Еврейский король самоедов
В свое время известный российский политик Александр Лебедь придумал забавный оксюморон — «еврей-оленевод». И ведь не ведал тогда этот генерал-остроумец, что совсем скоро охотники и оленеводы изберут начальником Чукотки еврея Романа Абрамовича. Еврейская жизнестойкость, однако, оказалась не только востребованной, но и удивительным образом созвучной чаяниям заполярных аборигенов. Но Абрамович был не единственным евреем в России, правившим северным народом. В позапозапрошлом веке император Петр Великий пожаловал своему любимому шуту, еврею Яну Лакосте (1665–1740) титул короля другого «морозоустойчивого» племени — самоедов. Кем же был Лакоста и за какие такие заслуги он удостоился чести главенствовать над самоедами?..
Известно, что Ян был потомком маранов, бежавших из Португалии от костров инквизиции. Он родился в Северной Африке в г. Сале. До шестнадцати лет путешествовал, а затем с отцом и братьями обосновался в Гамбурге, где открыл маклерскую контору. Но торговля у него не задалась, доставляла одни лишь убытки. Обладая изысканными манерами версальского маркиза, Лакоста стал было давать уроки всем «желающим в большом свете без конфузу обращаться зело премудреную науку, кумплименты выражать и всякие учтивства показывать». Но и политес оказался делом неприбыльным. Тогда Ян решил «на ловлю счастья и чинов» отправиться в далекую Московию. Согласно свидетельству друга Лакосты, лейб-медика при русском дворе Антонио Нуньеса Рибейро Санчеса, «когда Петр Первый, император России, был проездом в Гамбурге, кажется, в 1712 или 1713 году, Коста ему был представлен. Петр Первый взял его с собой... вместе с женой и детьми».

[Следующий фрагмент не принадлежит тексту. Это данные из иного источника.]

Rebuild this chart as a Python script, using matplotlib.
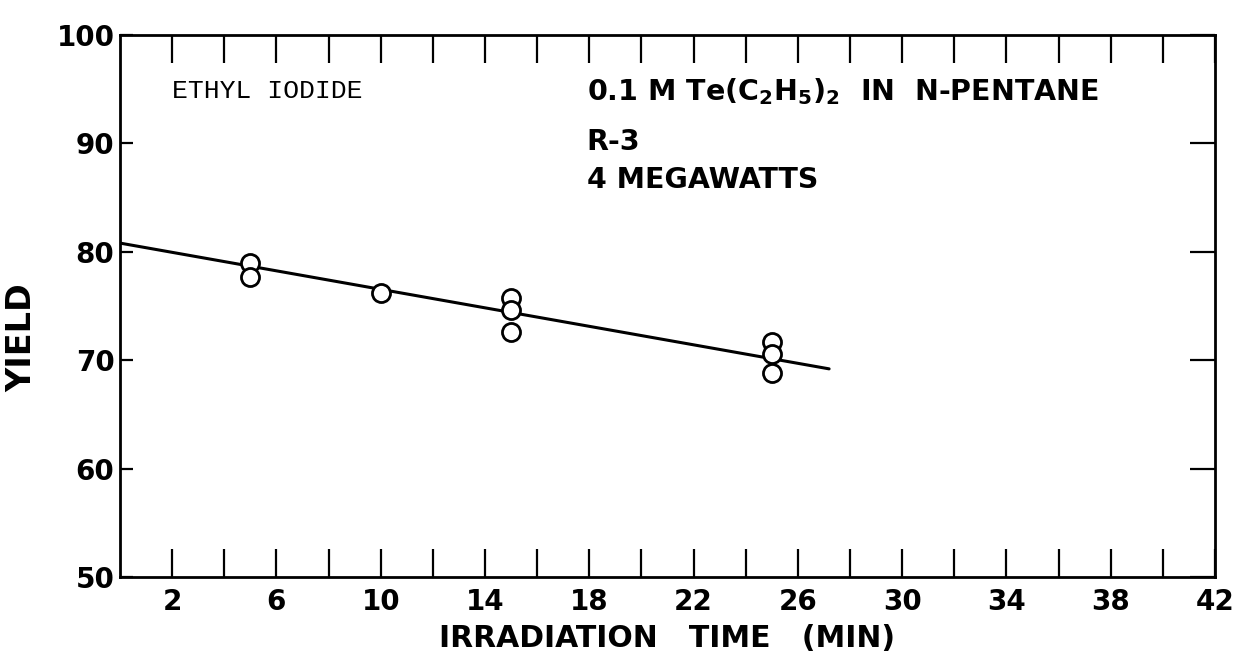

Ян (или, как его стали называть, Петр Дорофеевич) беспрепятственно достиг Северной Пальмиры и вскоре был принят на службу к русскому царю. «Смешные и забавные его ухватки, — говорит описатель «Деяний Петра Великого» И.И. Голиков, — полюбились Государю, и он был приобщен к числу придворных шутов».
Самодержца, между прочим, покорила широчайшая эрудиция Петра Дорофеевича. Он свободно говорил на испанском, итальянском, французском, немецком, голландском и португальском языках. Был сведущ в вопросах религии: цитировал наизусть целые главы из Священного Писания и вел с монархом бесконечные богословские дебаты. Содержание этих споров неизвестно, но едва ли Лакоста пытался приобщить Петра I к иудейской вере, как об этом рассказывает в своей повести «Еврей Петра Великого...» израильский писатель Давид Маркиш. Он рисует прямо-таки фантастическую картину: Лакоста, Шафиров, Дивьер и смоленский хасид Борух Лейбов вместе празднуют Песах и побуждают русского царя надеть на голову ермолку, что Петр, кстати, без колебания делает. Сомнительна не только эта сцена, но и само существование в Петербурге начала XVIII века какой-то особой еврейской партии, покровительствующей своим соплеменникам и крепко спаянной корпоративными или религиозными интересами. Достаточно сказать, что иудей-миссионер Борух Лейбов будет впоследствии сожжен на костре. К эпохе Петра I относится и первый случай кровавого навета в России (местечко Городня на Черниговщине, 1702 год).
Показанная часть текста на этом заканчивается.